Operation	Method/Function	Description (➜ perf tips)	Example Code	Example Output (+ shape)
Stack (new axis)	`np.stack`	Inserts a new axis and stacks along it. ➜ Collect in a list, call once to avoid repeated reallocations.	`np.stack((A, B), axis=0)`	`[[[1 2] [3 4]] ← depth 0\n [[5 6] [7 8]]] ← depth 1` shape (2, 2, 2)
Horizontal stack	`np.hstack`	Concatenates column-wise (`axis=1` for ≥2-D, `axis=0` otherwise).	`np.hstack((a1, b1))`	`[1 2 3 4 5 6]` shape (6,)
Vertical stack	`np.vstack`	Concatenates row-wise (`axis=0`).	`np.vstack((a1, b1))`	`[[1 2 3]\n [4 5 6]]` shape (2, 3)
Depth stack	`np.dstack`	Adds a third axis (“depth”). ➜ Equivalent to `np.stack(..., axis=2)`.	`np.dstack((A, B))`	`[[[1 5] [2 6]]\n [[3 7] [4 8]]]` shape (2, 2, 2)
Concatenate	`np.concatenate`	Joins along an existing axis; no new dimension is created.	`np.concatenate((A, B), axis=0)`	`[[1 2]\n [3 4]\n [5 6]\n [7 8]]` shape (4, 2)
Append	`np.append`	Thin wrapper around `concatenate` that always flattens first—handy for quick scripts, but avoid in tight loops.	`np.append(a1, b1)`	`[1 2 3 4 5 6]` shape (6,)
Split	`np.split`	Splits 1-D or n-D arrays at index positions; returns a list of views.	`np.split(a1, [2, 4])`	`[array([1, 2]), array([3, 4]), array([5, 6])]`
Horizontal split	`np.hsplit`	Column-wise split of a 2-D array.	`np.hsplit(A, 2)`	`[array([[1], [3]]), array([[2], [4]])]`
Vertical split	`np.vsplit`	Row-wise split of a 2-D array.	`np.vsplit(A, 2)`	`[array([[1, 2]]), array([[3, 4]])]`

Quick Math Connections:

Stack vs.
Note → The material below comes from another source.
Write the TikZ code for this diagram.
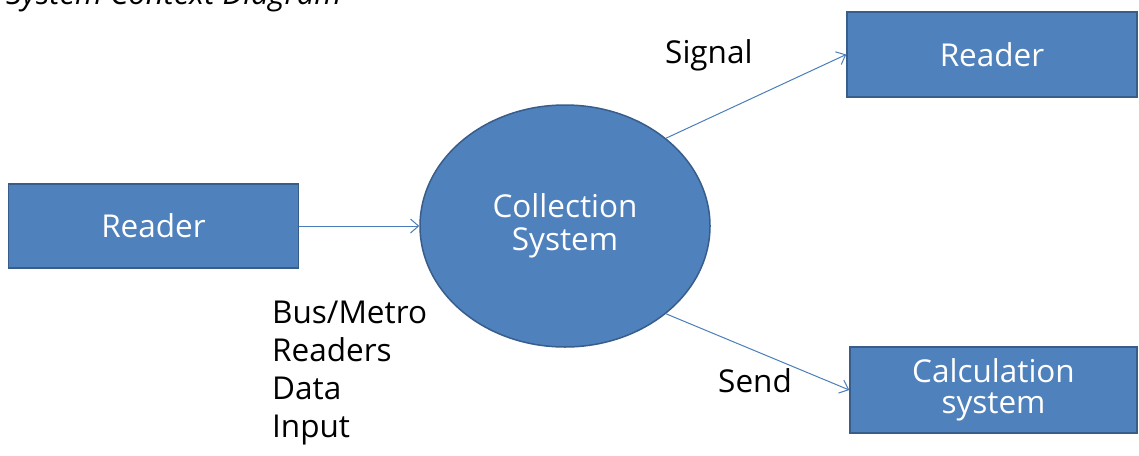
\documentclass[tikz,border=0pt]{standalone}
\usepackage{fontspec}
\setmainfont{Open Sans}
\usepackage{tikz}
\usetikzlibrary{shapes.geometric, arrows.meta, positioning}
\definecolor{boxblue}{RGB}{79, 129, 189}
\definecolor{edgeblue}{RGB}{56, 93, 138}
\definecolor{lineblue}{RGB}{74, 126, 187}

\begin{document}
\begin{tikzpicture}[x=1pt, y=-1pt,
        block/.style={rectangle, draw=edgeblue, line width=1.5pt, fill=boxblue, text=white, align=center, minimum width=290pt, minimum height=84pt, inner sep=0pt, font=\fontsize{31.5}{31}\selectfont},
        process/.style={ellipse, draw=edgeblue, line width=1.5pt, fill=boxblue, text=white, align=center, minimum width=290pt, minimum height=242pt, inner sep=0pt, font=\fontsize{31.5}{33}\selectfont},
        note/.style={align=left, inner sep=0pt, font=\fontsize{31.5}{38}\selectfont},
        arrow/.style={-{Straight Barb[length=8pt, width=14pt]}, lineblue, line width=1pt}
    ]
        \clip (0,0) rectangle (1139,455);

        % Title (cut off at the top)
        \node[note, anchor=base west, font=\fontsize{31}{34}\selectfont\itshape] (title) at (6,5) {System Context Diagram};

        % Main process
        \node[process] (sys) at (565,226) {Collection\\System};

        % External entities
        \node[block, left=120pt of sys] (source) {Reader};
        \node[block, minimum height=85pt] (target) at (992,54.5) {Reader};
        \node[block, minimum width=287pt, minimum height=86pt] (calc) at (993.5,390) {Calculation\\system};

        % Flows
        \draw[arrow] (source) -- (sys);
        \draw[arrow] (sys.41) -- (target.west);
        \draw[arrow] (sys.-41) -- (calc.west);

        % Flow labels
        \node[note, anchor=base west] (signal) at (665,63) {Signal};
        \node[note, anchor=base west] (send) at (718,392) {Send};
        \node[note, anchor=base west] (input) at (272,437) {Bus/Metro\\Readers\\Data\\Input};

    \end{tikzpicture}
\end{document}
Concat

$stack : R^{m \times n} \times R^{m \times n} \to R^{2 \times m \times n}$

(rank ↑)

$concatenate : R^{m \times n} \times R^{m \times n} \to R^{(2 m) \times n}$

(rank unchanged)

Depth stacking is the tensor equivalent of forming a block-diagonal matrix, grouping channels so later operations (e.g., convolution) can exploit separable structure.

Speed Rules of Thumb:

Batch first, stack/concat once. Repeated small calls spend most time reallocating memory.
Use views when possible. np.stack may avoid a copy if the input arrays are already contiguous and aligned.
Mind order & alignment. Converting to the required memory order (C vs. F) once at the start is faster than implicit copies later.